━━━━━ Data shown
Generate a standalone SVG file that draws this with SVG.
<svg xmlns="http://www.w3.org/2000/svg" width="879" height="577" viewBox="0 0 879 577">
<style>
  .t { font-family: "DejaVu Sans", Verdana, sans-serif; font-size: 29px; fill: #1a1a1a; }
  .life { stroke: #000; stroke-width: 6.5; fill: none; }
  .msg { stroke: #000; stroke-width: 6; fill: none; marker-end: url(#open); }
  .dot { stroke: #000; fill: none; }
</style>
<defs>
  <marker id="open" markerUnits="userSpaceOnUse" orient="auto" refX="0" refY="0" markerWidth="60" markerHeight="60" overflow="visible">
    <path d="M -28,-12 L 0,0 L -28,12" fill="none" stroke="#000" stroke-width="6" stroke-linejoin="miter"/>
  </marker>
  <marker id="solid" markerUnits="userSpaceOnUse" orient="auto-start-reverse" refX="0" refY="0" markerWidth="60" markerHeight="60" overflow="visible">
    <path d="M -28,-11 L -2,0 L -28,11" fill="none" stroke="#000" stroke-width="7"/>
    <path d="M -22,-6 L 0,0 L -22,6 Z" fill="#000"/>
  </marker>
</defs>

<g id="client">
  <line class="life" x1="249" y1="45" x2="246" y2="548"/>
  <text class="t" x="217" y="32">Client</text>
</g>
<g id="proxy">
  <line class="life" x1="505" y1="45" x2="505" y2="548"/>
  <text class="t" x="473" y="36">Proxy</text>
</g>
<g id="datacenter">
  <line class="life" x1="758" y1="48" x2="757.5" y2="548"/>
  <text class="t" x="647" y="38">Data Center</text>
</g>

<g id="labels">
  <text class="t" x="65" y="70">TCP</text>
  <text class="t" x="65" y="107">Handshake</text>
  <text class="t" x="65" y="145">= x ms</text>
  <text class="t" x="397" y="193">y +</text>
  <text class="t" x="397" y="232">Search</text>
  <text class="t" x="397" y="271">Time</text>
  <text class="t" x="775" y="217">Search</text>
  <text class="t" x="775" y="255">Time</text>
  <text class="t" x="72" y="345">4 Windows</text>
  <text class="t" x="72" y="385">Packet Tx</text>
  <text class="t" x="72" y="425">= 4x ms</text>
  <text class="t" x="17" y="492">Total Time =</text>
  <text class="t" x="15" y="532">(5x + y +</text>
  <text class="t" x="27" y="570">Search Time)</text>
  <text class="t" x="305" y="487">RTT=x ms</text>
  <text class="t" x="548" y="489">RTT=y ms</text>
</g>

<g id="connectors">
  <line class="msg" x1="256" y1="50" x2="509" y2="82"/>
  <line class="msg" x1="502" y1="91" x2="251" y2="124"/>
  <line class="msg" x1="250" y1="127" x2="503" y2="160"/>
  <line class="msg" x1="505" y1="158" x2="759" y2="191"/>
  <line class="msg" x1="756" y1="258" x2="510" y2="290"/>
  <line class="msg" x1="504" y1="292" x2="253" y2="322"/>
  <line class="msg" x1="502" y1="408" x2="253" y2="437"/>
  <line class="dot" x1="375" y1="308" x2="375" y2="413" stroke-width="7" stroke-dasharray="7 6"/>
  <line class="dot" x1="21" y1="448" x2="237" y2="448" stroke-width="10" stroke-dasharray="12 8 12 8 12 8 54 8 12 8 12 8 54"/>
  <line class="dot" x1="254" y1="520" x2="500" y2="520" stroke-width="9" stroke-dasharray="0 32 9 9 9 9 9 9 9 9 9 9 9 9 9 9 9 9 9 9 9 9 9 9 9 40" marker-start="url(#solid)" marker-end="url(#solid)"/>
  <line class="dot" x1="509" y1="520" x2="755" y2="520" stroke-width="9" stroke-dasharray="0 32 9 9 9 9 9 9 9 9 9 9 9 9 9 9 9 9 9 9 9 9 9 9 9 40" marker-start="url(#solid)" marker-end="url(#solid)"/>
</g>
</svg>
━━━━━━━━━━
### Exercise:
Everything in the listing above should be restated exactly.

### Exercise output:
Generate a standalone SVG file that draws this with SVG.
<svg xmlns="http://www.w3.org/2000/svg" width="879" height="577" viewBox="0 0 879 577">
<style>
  .t { font-family: "DejaVu Sans", Verdana, sans-serif; font-size: 29px; fill: #1a1a1a; }
  .life { stroke: #000; stroke-width: 6.5; fill: none; }
  .msg { stroke: #000; stroke-width: 6; fill: none; marker-end: url(#open); }
  .dot { stroke: #000; fill: none; }
</style>
<defs>
  <marker id="open" markerUnits="userSpaceOnUse" orient="auto" refX="0" refY="0" markerWidth="60" markerHeight="60" overflow="visible">
    <path d="M -28,-12 L 0,0 L -28,12" fill="none" stroke="#000" stroke-width="6" stroke-linejoin="miter"/>
  </marker>
  <marker id="solid" markerUnits="userSpaceOnUse" orient="auto-start-reverse" refX="0" refY="0" markerWidth="60" markerHeight="60" overflow="visible">
    <path d="M -28,-11 L -2,0 L -28,11" fill="none" stroke="#000" stroke-width="7"/>
    <path d="M -22,-6 L 0,0 L -22,6 Z" fill="#000"/>
  </marker>
</defs>

<g id="client">
  <line class="life" x1="249" y1="45" x2="246" y2="548"/>
  <text class="t" x="217" y="32">Client</text>
</g>
<g id="proxy">
  <line class="life" x1="505" y1="45" x2="505" y2="548"/>
  <text class="t" x="473" y="36">Proxy</text>
</g>
<g id="datacenter">
  <line class="life" x1="758" y1="48" x2="757.5" y2="548"/>
  <text class="t" x="647" y="38">Data Center</text>
</g>

<g id="labels">
  <text class="t" x="65" y="70">TCP</text>
  <text class="t" x="65" y="107">Handshake</text>
  <text class="t" x="65" y="145">= x ms</text>
  <text class="t" x="397" y="193">y +</text>
  <text class="t" x="397" y="232">Search</text>
  <text class="t" x="397" y="271">Time</text>
  <text class="t" x="775" y="217">Search</text>
  <text class="t" x="775" y="255">Time</text>
  <text class="t" x="72" y="345">4 Windows</text>
  <text class="t" x="72" y="385">Packet Tx</text>
  <text class="t" x="72" y="425">= 4x ms</text>
  <text class="t" x="17" y="492">Total Time =</text>
  <text class="t" x="15" y="532">(5x + y +</text>
  <text class="t" x="27" y="570">Search Time)</text>
  <text class="t" x="305" y="487">RTT=x ms</text>
  <text class="t" x="548" y="489">RTT=y ms</text>
</g>

<g id="connectors">
  <line class="msg" x1="256" y1="50" x2="509" y2="82"/>
  <line class="msg" x1="502" y1="91" x2="251" y2="124"/>
  <line class="msg" x1="250" y1="127" x2="503" y2="160"/>
  <line class="msg" x1="505" y1="158" x2="759" y2="191"/>
  <line class="msg" x1="756" y1="258" x2="510" y2="290"/>
  <line class="msg" x1="504" y1="292" x2="253" y2="322"/>
  <line class="msg" x1="502" y1="408" x2="253" y2="437"/>
  <line class="dot" x1="375" y1="308" x2="375" y2="413" stroke-width="7" stroke-dasharray="7 6"/>
  <line class="dot" x1="21" y1="448" x2="237" y2="448" stroke-width="10" stroke-dasharray="12 8 12 8 12 8 54 8 12 8 12 8 54"/>
  <line class="dot" x1="254" y1="520" x2="500" y2="520" stroke-width="9" stroke-dasharray="0 32 9 9 9 9 9 9 9 9 9 9 9 9 9 9 9 9 9 9 9 9 9 9 9 40" marker-start="url(#solid)" marker-end="url(#solid)"/>
  <line class="dot" x1="509" y1="520" x2="755" y2="520" stroke-width="9" stroke-dasharray="0 32 9 9 9 9 9 9 9 9 9 9 9 9 9 9 9 9 9 9 9 9 9 9 9 40" marker-start="url(#solid)" marker-end="url(#solid)"/>
</g>
</svg>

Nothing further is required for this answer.